As empresas queriam vender madeira para o exterior apresentando apenas o documento de origem florestal (DOF), feito pelas próprias empresas e que originalmente só serve para permitir o transporte da mercadoria até o porto. A regra tinha o objetivo de coibir a extração ilegal de madeira e a sua exportação.
Eduardo Bim, indicado de Bolsonaro para a direção do Ibama, contrariou laudos técnicos da Diretoria de Uso Sustentável da Biodiversidade e florestas do Ibama e fez exatamente o que os madeireiros solicitaram: suspendeu – por meio de um despacho – os efeitos de uma instrução normativa. Isso tudo depois do completo esvaziamento que o governo Bolsonaro fez nos organismos de fiscalização do meio ambiente.
O Instituto Socioambiental, o Greempeace e a Associação Brasileira dos Membros do Ministério Público de Meio Ambiente entraram na Justiça em junho contra a decisão tomada por Eduardo Bim, que flexibilizou as normas para a exportação de madeira brasileira.
Na ação, as três entidades afirmam que o Ibama permitiu a extinção do mecanismo de fiscalização ambiental existente até então, relativo ao controle da exportação de cargas de madeira retirada das florestas do país para que fosse estabelecida uma nova dinâmica de fiscalização, a ser realizada quando a madeira já não estaria mais em solo brasileiro.

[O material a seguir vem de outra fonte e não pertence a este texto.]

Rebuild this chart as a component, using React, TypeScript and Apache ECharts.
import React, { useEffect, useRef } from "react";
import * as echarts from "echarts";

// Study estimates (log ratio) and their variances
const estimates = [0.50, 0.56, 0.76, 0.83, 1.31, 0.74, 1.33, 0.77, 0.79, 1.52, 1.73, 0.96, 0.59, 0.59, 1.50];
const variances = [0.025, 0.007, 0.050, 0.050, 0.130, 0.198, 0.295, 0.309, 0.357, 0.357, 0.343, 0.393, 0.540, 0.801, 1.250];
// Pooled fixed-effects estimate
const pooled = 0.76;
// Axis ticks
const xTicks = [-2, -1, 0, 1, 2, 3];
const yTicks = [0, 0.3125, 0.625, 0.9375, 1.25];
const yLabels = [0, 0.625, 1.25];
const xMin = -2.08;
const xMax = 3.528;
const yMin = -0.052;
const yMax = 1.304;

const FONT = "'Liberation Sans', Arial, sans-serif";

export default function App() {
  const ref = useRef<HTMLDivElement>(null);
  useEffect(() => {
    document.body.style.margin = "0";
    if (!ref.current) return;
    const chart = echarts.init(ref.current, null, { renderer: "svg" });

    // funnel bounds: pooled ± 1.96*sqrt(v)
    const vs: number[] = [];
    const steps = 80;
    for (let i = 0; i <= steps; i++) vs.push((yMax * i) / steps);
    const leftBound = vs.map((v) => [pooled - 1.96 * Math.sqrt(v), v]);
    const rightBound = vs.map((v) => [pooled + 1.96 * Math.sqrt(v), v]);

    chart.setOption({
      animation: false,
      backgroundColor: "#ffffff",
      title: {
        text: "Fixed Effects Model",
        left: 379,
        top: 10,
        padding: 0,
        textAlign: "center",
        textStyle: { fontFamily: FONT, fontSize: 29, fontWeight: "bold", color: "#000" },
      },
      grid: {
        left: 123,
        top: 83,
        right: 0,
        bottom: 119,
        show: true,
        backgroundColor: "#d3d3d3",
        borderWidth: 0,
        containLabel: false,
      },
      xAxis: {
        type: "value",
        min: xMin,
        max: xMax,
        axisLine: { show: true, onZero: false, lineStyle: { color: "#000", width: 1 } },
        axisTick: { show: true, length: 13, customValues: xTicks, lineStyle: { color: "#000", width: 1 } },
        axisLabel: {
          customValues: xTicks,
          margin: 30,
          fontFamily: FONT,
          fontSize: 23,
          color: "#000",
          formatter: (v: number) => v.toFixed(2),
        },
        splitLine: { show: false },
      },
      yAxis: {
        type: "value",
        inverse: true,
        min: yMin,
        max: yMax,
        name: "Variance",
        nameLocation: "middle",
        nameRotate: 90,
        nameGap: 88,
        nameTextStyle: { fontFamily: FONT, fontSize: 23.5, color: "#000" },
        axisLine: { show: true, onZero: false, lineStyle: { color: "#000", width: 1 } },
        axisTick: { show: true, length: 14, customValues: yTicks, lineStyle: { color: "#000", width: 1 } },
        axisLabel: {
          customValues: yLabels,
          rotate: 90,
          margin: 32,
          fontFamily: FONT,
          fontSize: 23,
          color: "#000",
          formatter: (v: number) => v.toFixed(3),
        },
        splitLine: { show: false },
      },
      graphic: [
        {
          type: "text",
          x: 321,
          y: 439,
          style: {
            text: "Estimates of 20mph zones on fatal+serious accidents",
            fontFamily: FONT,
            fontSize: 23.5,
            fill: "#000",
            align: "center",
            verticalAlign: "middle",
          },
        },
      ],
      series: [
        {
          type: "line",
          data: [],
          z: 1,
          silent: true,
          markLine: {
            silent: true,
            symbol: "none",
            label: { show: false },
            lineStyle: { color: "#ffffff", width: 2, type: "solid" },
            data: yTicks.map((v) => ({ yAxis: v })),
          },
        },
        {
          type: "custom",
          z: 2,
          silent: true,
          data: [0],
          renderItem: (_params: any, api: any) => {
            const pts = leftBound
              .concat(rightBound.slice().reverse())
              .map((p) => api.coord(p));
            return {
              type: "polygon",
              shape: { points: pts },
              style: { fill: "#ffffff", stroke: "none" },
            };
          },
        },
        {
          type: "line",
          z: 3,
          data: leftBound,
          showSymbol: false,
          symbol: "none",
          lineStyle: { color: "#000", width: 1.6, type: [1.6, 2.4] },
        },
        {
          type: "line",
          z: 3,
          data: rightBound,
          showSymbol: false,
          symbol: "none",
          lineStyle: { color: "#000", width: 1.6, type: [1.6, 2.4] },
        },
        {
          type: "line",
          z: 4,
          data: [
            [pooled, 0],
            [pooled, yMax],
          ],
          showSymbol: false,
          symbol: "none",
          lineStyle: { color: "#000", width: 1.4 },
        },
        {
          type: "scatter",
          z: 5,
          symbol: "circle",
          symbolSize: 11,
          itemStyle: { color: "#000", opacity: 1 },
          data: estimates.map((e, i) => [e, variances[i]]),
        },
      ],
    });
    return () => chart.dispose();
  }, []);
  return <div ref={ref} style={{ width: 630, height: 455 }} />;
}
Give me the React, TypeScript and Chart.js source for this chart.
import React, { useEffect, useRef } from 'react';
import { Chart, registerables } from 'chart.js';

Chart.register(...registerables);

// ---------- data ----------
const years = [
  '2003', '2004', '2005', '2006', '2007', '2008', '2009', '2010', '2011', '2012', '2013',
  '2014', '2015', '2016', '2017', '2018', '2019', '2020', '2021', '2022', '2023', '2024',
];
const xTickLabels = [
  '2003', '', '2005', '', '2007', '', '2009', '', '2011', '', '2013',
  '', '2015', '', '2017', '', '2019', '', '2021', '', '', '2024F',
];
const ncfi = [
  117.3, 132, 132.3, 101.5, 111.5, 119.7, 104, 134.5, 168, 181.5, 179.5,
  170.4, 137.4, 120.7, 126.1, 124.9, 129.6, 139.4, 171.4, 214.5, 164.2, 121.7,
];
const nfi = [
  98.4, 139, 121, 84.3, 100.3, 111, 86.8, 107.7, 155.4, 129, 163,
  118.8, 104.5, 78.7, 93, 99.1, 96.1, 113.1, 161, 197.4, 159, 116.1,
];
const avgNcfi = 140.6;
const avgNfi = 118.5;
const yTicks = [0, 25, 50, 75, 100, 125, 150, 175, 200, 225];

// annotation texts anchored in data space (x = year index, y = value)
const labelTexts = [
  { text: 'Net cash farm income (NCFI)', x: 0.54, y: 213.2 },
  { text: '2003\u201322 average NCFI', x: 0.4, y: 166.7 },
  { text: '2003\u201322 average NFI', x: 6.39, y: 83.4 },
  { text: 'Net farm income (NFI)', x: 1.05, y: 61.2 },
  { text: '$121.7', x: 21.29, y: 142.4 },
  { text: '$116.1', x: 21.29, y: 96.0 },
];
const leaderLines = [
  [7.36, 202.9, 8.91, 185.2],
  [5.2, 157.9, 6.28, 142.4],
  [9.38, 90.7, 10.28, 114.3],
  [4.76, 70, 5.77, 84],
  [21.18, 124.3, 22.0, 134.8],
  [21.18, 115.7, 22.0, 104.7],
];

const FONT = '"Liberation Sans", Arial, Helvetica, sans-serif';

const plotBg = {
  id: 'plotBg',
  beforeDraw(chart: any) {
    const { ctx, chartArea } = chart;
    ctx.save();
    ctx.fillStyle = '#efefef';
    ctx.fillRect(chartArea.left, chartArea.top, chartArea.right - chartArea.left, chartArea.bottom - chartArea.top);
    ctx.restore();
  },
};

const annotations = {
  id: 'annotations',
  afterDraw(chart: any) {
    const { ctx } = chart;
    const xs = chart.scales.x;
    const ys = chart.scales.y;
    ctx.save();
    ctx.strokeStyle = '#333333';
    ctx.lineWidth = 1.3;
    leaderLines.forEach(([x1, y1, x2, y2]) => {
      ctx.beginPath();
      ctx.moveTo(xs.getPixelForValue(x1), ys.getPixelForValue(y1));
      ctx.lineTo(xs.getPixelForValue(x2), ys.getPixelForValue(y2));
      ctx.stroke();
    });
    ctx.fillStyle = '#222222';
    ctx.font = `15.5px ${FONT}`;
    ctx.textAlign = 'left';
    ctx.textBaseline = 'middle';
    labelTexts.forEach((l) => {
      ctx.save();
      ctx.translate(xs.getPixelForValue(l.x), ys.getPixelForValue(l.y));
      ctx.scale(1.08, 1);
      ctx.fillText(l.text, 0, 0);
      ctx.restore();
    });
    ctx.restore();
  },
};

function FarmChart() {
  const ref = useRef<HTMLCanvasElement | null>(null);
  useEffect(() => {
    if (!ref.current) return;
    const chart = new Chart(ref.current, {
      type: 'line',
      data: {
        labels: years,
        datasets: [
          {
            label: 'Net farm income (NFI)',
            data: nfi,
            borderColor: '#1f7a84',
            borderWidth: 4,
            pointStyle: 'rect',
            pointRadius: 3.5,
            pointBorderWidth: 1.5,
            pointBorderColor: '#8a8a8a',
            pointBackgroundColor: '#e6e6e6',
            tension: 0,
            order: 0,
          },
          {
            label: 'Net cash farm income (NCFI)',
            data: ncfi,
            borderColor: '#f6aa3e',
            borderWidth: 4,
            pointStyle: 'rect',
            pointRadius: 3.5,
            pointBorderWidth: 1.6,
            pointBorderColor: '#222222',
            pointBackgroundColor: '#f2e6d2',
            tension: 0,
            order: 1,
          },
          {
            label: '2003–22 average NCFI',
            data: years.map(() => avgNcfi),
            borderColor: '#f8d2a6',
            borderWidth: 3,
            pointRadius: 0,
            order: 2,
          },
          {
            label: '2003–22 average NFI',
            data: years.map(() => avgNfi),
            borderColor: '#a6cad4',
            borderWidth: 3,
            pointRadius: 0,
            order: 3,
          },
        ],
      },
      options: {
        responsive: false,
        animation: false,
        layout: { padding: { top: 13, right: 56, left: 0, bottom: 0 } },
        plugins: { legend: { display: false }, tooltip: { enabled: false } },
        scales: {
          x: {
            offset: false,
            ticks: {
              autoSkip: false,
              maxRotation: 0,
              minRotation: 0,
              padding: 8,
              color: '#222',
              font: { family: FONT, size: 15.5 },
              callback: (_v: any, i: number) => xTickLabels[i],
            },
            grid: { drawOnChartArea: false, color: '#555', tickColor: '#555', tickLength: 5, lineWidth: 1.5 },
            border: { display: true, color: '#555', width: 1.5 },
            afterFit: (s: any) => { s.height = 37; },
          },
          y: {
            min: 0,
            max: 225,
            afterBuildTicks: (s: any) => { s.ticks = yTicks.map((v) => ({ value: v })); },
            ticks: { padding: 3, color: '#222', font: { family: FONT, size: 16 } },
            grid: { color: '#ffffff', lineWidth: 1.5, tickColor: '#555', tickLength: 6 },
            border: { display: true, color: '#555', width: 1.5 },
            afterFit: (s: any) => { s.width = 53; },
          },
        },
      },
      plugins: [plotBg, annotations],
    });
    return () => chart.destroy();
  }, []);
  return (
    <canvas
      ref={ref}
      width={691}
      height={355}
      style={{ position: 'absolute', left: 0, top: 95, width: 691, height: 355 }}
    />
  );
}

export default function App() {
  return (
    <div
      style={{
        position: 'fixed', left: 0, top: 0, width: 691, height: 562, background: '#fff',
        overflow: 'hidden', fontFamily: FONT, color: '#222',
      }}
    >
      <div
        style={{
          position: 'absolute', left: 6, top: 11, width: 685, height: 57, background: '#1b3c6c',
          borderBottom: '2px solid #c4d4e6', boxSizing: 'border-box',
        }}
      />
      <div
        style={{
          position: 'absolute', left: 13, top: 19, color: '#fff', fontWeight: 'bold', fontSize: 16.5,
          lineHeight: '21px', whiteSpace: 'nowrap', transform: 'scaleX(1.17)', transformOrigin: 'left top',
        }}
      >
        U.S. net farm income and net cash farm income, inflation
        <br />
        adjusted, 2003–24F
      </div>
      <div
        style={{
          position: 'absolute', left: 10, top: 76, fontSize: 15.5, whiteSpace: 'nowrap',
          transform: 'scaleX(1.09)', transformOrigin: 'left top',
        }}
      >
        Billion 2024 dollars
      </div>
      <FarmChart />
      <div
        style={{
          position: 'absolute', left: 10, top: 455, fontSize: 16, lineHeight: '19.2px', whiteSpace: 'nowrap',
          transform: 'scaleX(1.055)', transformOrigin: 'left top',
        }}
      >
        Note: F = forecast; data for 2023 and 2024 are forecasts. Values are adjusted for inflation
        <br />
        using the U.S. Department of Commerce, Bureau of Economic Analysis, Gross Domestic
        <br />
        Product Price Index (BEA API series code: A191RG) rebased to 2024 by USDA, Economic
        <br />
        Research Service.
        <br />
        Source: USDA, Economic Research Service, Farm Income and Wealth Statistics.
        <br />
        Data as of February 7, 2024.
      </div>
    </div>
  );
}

Não é à toa que dados do sistema Deter, do Instituto Nacional de Pesquisas Espaciais (Inpe), mostram que, entre agosto de 2019 e julho de 2020, houve um aumento de 34,5% nos alertas de desmatamento em relação ao mesmo período do ano anterior. Ao todo, foram 9.205 km² desmatados.
Mesmo ainda sem os dados completos de outubro, o desmatamento na Amazônia no mês foi recorde e apresenta um crescimento de 37% em relação a outubro de 2019.
Até o último dia 23, foram derrubados cerca 758 km² de floresta, mostram dados do Deter, programa do Inpe que visa ajudar órgãos governamentais no combate ao desmatamento. Tais dados podem também ser usados para observar tendências de aumento ou diminuição de desmate. O recorde anterior para um mês de outubro pertencia a 2016, com cerca de 750 km² de destruição.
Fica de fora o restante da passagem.